Your task is to copy the listing exactly. Drop any pictures from the copy.
**** COLLECTED MATERIAL
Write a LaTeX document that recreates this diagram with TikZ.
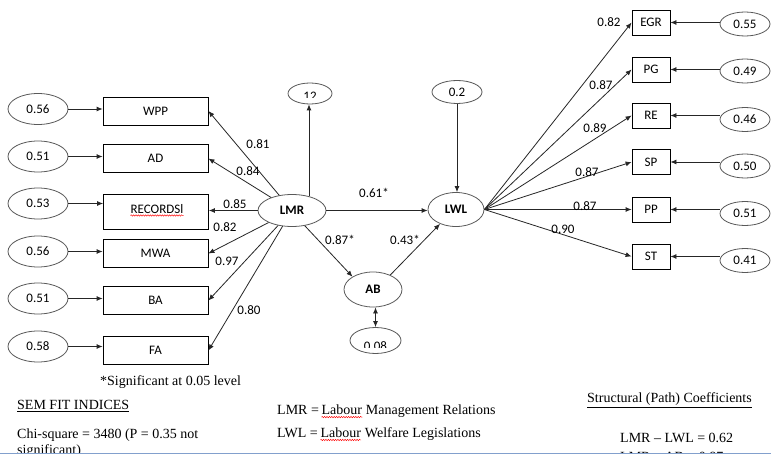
\documentclass[tikz,border=0pt]{standalone}
\usepackage{fontspec}
\setmainfont{Liberation Serif}
\newfontfamily\calib{Carlito}
\usetikzlibrary{arrows.meta,shapes.geometric,decorations.pathmorphing}

\tikzset{
  lab/.style={font=\calib\fontsize{13}{15}\selectfont},
  obs/.style={draw=black, rectangle, inner sep=0pt, line width=0.8pt, lab},
  lbox/.style={obs, minimum width=105pt, minimum height=28pt},
  rbox/.style={obs, minimum width=38pt, minimum height=25pt},
  err/.style={draw=black!65, ellipse, inner sep=0pt, line width=0.8pt, lab},
  lerr/.style={err, minimum width=60pt, minimum height=31pt},
  rerr/.style={err, minimum width=50pt, minimum height=24pt},
  lat/.style={draw=black!65, ellipse, inner sep=0pt, line width=0.8pt,
              font=\calib\bfseries\fontsize{13}{15}\selectfont},
  coef/.style={lab, inner sep=1pt},
  arr/.style={draw=black!85, line width=0.8pt, -{Latex[length=6pt,width=5pt]}},
  dbl/.style={draw=black!85, line width=0.8pt, {Latex[length=6pt,width=5pt]}-{Latex[length=6pt,width=5pt]}},
  note/.style={anchor=west, inner sep=0pt, font=\fontsize{14}{16}\selectfont},
  notecont/.style={anchor=base west, inner sep=0pt, font=\fontsize{14}{16}\selectfont},
  wavy/.style={draw=red, line width=0.45pt, decorate,
               decoration={snake, amplitude=0.7pt, segment length=2.4pt}},
}

\begin{document}
\begin{tikzpicture}[x=1pt,y=-1pt]
\useasboundingbox[fill=white] (0,0) rectangle (771,457);

\begin{scope}
\clip (0,0) rectangle (771,453);

% measured indicators of LMR
\node[lbox] (wpp) at (155.5,111)   {WPP};
\node[lbox] (ad)  at (155.5,158.5) {AD};
\node[lbox, minimum height=35pt] (rec) at (156,211.5) {};
\node[lab, inner sep=0pt] (rectxt) at (157,209) {RECORDSl};
\node[lbox] (mwa) at (155.5,253.5) {MWA};
\node[lbox] (ba)  at (155.5,300.5) {BA};
\node[lbox] (fa)  at (155.5,350.5) {FA};
\draw[wavy] ([yshift=-2pt]rectxt.base west) -- ([yshift=-2pt]rectxt.base east);

% their error terms
\node[lerr] (e1) at (38,109)   {0.56};
\node[lerr] (e2) at (38,156.5) {0.51};
\node[lerr] (e3) at (38,203.5) {0.53};
\node[lerr] (e4) at (38,251.5) {0.56};
\node[lerr] (e5) at (38,298.5) {0.51};
\node[lerr] (e6) at (38,346.5) {0.58};

\foreach \e/\b in {e1/wpp,e2/ad,e3/rec,e4/mwa,e5/ba,e6/fa}
  \draw[arr] (\e.east) -- (\e.east -| \b.west);

% latent variables
\node[lat, minimum width=68pt, minimum height=32pt] (lmr) at (292,210.5) {LMR};
\node[lat, minimum width=56pt, minimum height=34pt] (lwl) at (456,209.5) {LWL};
\node[lat, minimum width=58pt, minimum height=35pt] (ab)  at (373,289.5) {AB};

% disturbance terms
\node[err, minimum width=44pt, minimum height=21pt] (e12) at (310,93.5) {};
\node[err, minimum width=50pt, minimum height=23pt] (e02) at (457,92) {0.2};
\node[err, minimum width=51pt, minimum height=26pt] (e008) at (375.5,340.5) {};
\begin{scope}
  \clip (280,80) rectangle (340,97.5);
  \node[lab, inner sep=0pt] (t12) at (310,96.5) {12};
\end{scope}
\begin{scope}
  \clip (345,330) rectangle (405,347.5);
  \node[lab, inner sep=0pt] (t008) at (375.5,346.5) {0.08};
\end{scope}

% LMR loadings
\draw[arr] (lmr) -- (wpp.east);
\draw[arr] (lmr) -- (ad.east);
\draw[arr] (lmr.west) -- (lmr.west -| rec.east);
\draw[arr] (lmr) -- (mwa.east);
\draw[arr] (lmr) -- (ba.east);
\draw[arr] (lmr) -- (fa.east);

\node[coef] (c81) at (258,144) {0.81};
\node[coef] (c84) at (248,171) {0.84};
\node[coef] (c85) at (235,204) {0.85};
\node[coef] (c82) at (225,227) {0.82};
\node[coef] (c97) at (227,261) {0.97};
\node[coef] (c80) at (249,310) {0.80};

% structural paths
\draw[arr] (lmr.40) -- (lmr.40 |- e12.south);
\draw[arr] (e02.south) -- (e02.south |- lwl.north);
\draw[arr] (lmr.east) -- (lmr.east -| lwl.west);
\draw[arr] (lmr.-50) -- (ab.148);
\draw[arr] (ab.40) -- (lwl.222);
\draw[dbl] (e008.north) -- (e008.north |- ab.south);

\node[coef] (c61) at (374,193) {0.61*};
\node[coef] (c87) at (340,240) {0.87*};
\node[coef] (c43) at (405,240) {0.43*};

% measured indicators of LWL
\node[rbox] (egr) at (651,22.5)  {EGR};
\node[rbox] (pg)  at (651,69.5)  {PG};
\node[rbox] (re)  at (651,115.5) {RE};
\node[rbox] (sp)  at (651,162)   {SP};
\node[rbox] (pp)  at (651,209.5) {PP};
\node[rbox] (st)  at (651,256.5) {ST};

\node[rerr] (r1) at (745,24)    {0.55};
\node[rerr] (r2) at (745,71)    {0.49};
\node[rerr] (r3) at (745,119.5) {0.46};
\node[rerr] (r4) at (745,166)   {0.50};
\node[rerr] (r5) at (745,213.5) {0.51};
\node[rerr] (r6) at (745,260.5) {0.41};

\foreach \b/\e in {egr/r1,pg/r2,re/r3,sp/r4,pp/r5,st/r6}{
  \draw[arr] (lwl.east) -- (\b.west);
  \draw[arr] (\b.east -| \e.west) -- (\b.east);
}

\node[coef] (d82) at (609,22)  {0.82};
\node[coef] (d87a) at (601,85) {0.87};
\node[coef] (d89) at (595,128) {0.89};
\node[coef] (d87b) at (587,172) {0.87};
\node[coef] (d87c) at (585,206) {0.87};
\node[coef] (d90) at (563,229) {0.90};

% notes below the model
\node[note] (sig)    at (100,382) {*Significant at 0.05 level};
\node[note] (sem)    at (17,406)  {\underline{SEM FIT INDICES}};
\node[note] (lmrdef) at (277,410) {LMR =\,};
\node[notecont] (lab1) at (lmrdef.base east) {Labour};
\node[notecont] (lmrrest) at (lab1.base east) {\ Management Relations};
\node[note] (lwldef) at (277,433) {LWL =\,};
\node[notecont] (lab2) at (lwldef.base east) {Labour};
\node[notecont] (lwlrest) at (lab2.base east) {\ Welfare Legislations};
\draw[wavy] ([yshift=-2.5pt]lab1.base west) -- ([yshift=-2.5pt]lab1.base east);
\draw[wavy] ([yshift=-2.5pt]lab2.base west) -- ([yshift=-2.5pt]lab2.base east);
\node[note] (spc)    at (587,400) {\underline{Structural (Path) Coefficients}};
\node[note] (chi)    at (17,435)  {Chi-square = 3480 (P = 0.35 not};
\node[note] (chi2)   at (17,451)  {significant)};
\node[note] (p1)     at (620,438) {LMR -- LWL = 0.62};
\node[note] (p2)     at (620,457) {LMR -- AB = 0.87};
\end{scope}

\draw[color={rgb,255:red,130;green,160;blue,205}, line width=1.2pt] (0,453.5) -- (771,453.5);
\end{tikzpicture}
\end{document}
********
**WRITTEN SOLUTION:**
Write a LaTeX document that recreates this diagram with TikZ.
\documentclass[tikz,border=0pt]{standalone}
\usepackage{fontspec}
\setmainfont{Liberation Serif}
\newfontfamily\calib{Carlito}
\usetikzlibrary{arrows.meta,shapes.geometric,decorations.pathmorphing}

\tikzset{
  lab/.style={font=\calib\fontsize{13}{15}\selectfont},
  obs/.style={draw=black, rectangle, inner sep=0pt, line width=0.8pt, lab},
  lbox/.style={obs, minimum width=105pt, minimum height=28pt},
  rbox/.style={obs, minimum width=38pt, minimum height=25pt},
  err/.style={draw=black!65, ellipse, inner sep=0pt, line width=0.8pt, lab},
  lerr/.style={err, minimum width=60pt, minimum height=31pt},
  rerr/.style={err, minimum width=50pt, minimum height=24pt},
  lat/.style={draw=black!65, ellipse, inner sep=0pt, line width=0.8pt,
              font=\calib\bfseries\fontsize{13}{15}\selectfont},
  coef/.style={lab, inner sep=1pt},
  arr/.style={draw=black!85, line width=0.8pt, -{Latex[length=6pt,width=5pt]}},
  dbl/.style={draw=black!85, line width=0.8pt, {Latex[length=6pt,width=5pt]}-{Latex[length=6pt,width=5pt]}},
  note/.style={anchor=west, inner sep=0pt, font=\fontsize{14}{16}\selectfont},
  notecont/.style={anchor=base west, inner sep=0pt, font=\fontsize{14}{16}\selectfont},
  wavy/.style={draw=red, line width=0.45pt, decorate,
               decoration={snake, amplitude=0.7pt, segment length=2.4pt}},
}

\begin{document}
\begin{tikzpicture}[x=1pt,y=-1pt]
\useasboundingbox[fill=white] (0,0) rectangle (771,457);

\begin{scope}
\clip (0,0) rectangle (771,453);

% measured indicators of LMR
\node[lbox] (wpp) at (155.5,111)   {WPP};
\node[lbox] (ad)  at (155.5,158.5) {AD};
\node[lbox, minimum height=35pt] (rec) at (156,211.5) {};
\node[lab, inner sep=0pt] (rectxt) at (157,209) {RECORDSl};
\node[lbox] (mwa) at (155.5,253.5) {MWA};
\node[lbox] (ba)  at (155.5,300.5) {BA};
\node[lbox] (fa)  at (155.5,350.5) {FA};
\draw[wavy] ([yshift=-2pt]rectxt.base west) -- ([yshift=-2pt]rectxt.base east);

% their error terms
\node[lerr] (e1) at (38,109)   {0.56};
\node[lerr] (e2) at (38,156.5) {0.51};
\node[lerr] (e3) at (38,203.5) {0.53};
\node[lerr] (e4) at (38,251.5) {0.56};
\node[lerr] (e5) at (38,298.5) {0.51};
\node[lerr] (e6) at (38,346.5) {0.58};

\foreach \e/\b in {e1/wpp,e2/ad,e3/rec,e4/mwa,e5/ba,e6/fa}
  \draw[arr] (\e.east) -- (\e.east -| \b.west);

% latent variables
\node[lat, minimum width=68pt, minimum height=32pt] (lmr) at (292,210.5) {LMR};
\node[lat, minimum width=56pt, minimum height=34pt] (lwl) at (456,209.5) {LWL};
\node[lat, minimum width=58pt, minimum height=35pt] (ab)  at (373,289.5) {AB};

% disturbance terms
\node[err, minimum width=44pt, minimum height=21pt] (e12) at (310,93.5) {};
\node[err, minimum width=50pt, minimum height=23pt] (e02) at (457,92) {0.2};
\node[err, minimum width=51pt, minimum height=26pt] (e008) at (375.5,340.5) {};
\begin{scope}
  \clip (280,80) rectangle (340,97.5);
  \node[lab, inner sep=0pt] (t12) at (310,96.5) {12};
\end{scope}
\begin{scope}
  \clip (345,330) rectangle (405,347.5);
  \node[lab, inner sep=0pt] (t008) at (375.5,346.5) {0.08};
\end{scope}

% LMR loadings
\draw[arr] (lmr) -- (wpp.east);
\draw[arr] (lmr) -- (ad.east);
\draw[arr] (lmr.west) -- (lmr.west -| rec.east);
\draw[arr] (lmr) -- (mwa.east);
\draw[arr] (lmr) -- (ba.east);
\draw[arr] (lmr) -- (fa.east);

\node[coef] (c81) at (258,144) {0.81};
\node[coef] (c84) at (248,171) {0.84};
\node[coef] (c85) at (235,204) {0.85};
\node[coef] (c82) at (225,227) {0.82};
\node[coef] (c97) at (227,261) {0.97};
\node[coef] (c80) at (249,310) {0.80};

% structural paths
\draw[arr] (lmr.40) -- (lmr.40 |- e12.south);
\draw[arr] (e02.south) -- (e02.south |- lwl.north);
\draw[arr] (lmr.east) -- (lmr.east -| lwl.west);
\draw[arr] (lmr.-50) -- (ab.148);
\draw[arr] (ab.40) -- (lwl.222);
\draw[dbl] (e008.north) -- (e008.north |- ab.south);

\node[coef] (c61) at (374,193) {0.61*};
\node[coef] (c87) at (340,240) {0.87*};
\node[coef] (c43) at (405,240) {0.43*};

% measured indicators of LWL
\node[rbox] (egr) at (651,22.5)  {EGR};
\node[rbox] (pg)  at (651,69.5)  {PG};
\node[rbox] (re)  at (651,115.5) {RE};
\node[rbox] (sp)  at (651,162)   {SP};
\node[rbox] (pp)  at (651,209.5) {PP};
\node[rbox] (st)  at (651,256.5) {ST};

\node[rerr] (r1) at (745,24)    {0.55};
\node[rerr] (r2) at (745,71)    {0.49};
\node[rerr] (r3) at (745,119.5) {0.46};
\node[rerr] (r4) at (745,166)   {0.50};
\node[rerr] (r5) at (745,213.5) {0.51};
\node[rerr] (r6) at (745,260.5) {0.41};

\foreach \b/\e in {egr/r1,pg/r2,re/r3,sp/r4,pp/r5,st/r6}{
  \draw[arr] (lwl.east) -- (\b.west);
  \draw[arr] (\b.east -| \e.west) -- (\b.east);
}

\node[coef] (d82) at (609,22)  {0.82};
\node[coef] (d87a) at (601,85) {0.87};
\node[coef] (d89) at (595,128) {0.89};
\node[coef] (d87b) at (587,172) {0.87};
\node[coef] (d87c) at (585,206) {0.87};
\node[coef] (d90) at (563,229) {0.90};

% notes below the model
\node[note] (sig)    at (100,382) {*Significant at 0.05 level};
\node[note] (sem)    at (17,406)  {\underline{SEM FIT INDICES}};
\node[note] (lmrdef) at (277,410) {LMR =\,};
\node[notecont] (lab1) at (lmrdef.base east) {Labour};
\node[notecont] (lmrrest) at (lab1.base east) {\ Management Relations};
\node[note] (lwldef) at (277,433) {LWL =\,};
\node[notecont] (lab2) at (lwldef.base east) {Labour};
\node[notecont] (lwlrest) at (lab2.base east) {\ Welfare Legislations};
\draw[wavy] ([yshift=-2.5pt]lab1.base west) -- ([yshift=-2.5pt]lab1.base east);
\draw[wavy] ([yshift=-2.5pt]lab2.base west) -- ([yshift=-2.5pt]lab2.base east);
\node[note] (spc)    at (587,400) {\underline{Structural (Path) Coefficients}};
\node[note] (chi)    at (17,435)  {Chi-square = 3480 (P = 0.35 not};
\node[note] (chi2)   at (17,451)  {significant)};
\node[note] (p1)     at (620,438) {LMR -- LWL = 0.62};
\node[note] (p2)     at (620,457) {LMR -- AB = 0.87};
\end{scope}

\draw[color={rgb,255:red,130;green,160;blue,205}, line width=1.2pt] (0,453.5) -- (771,453.5);
\end{tikzpicture}
\end{document}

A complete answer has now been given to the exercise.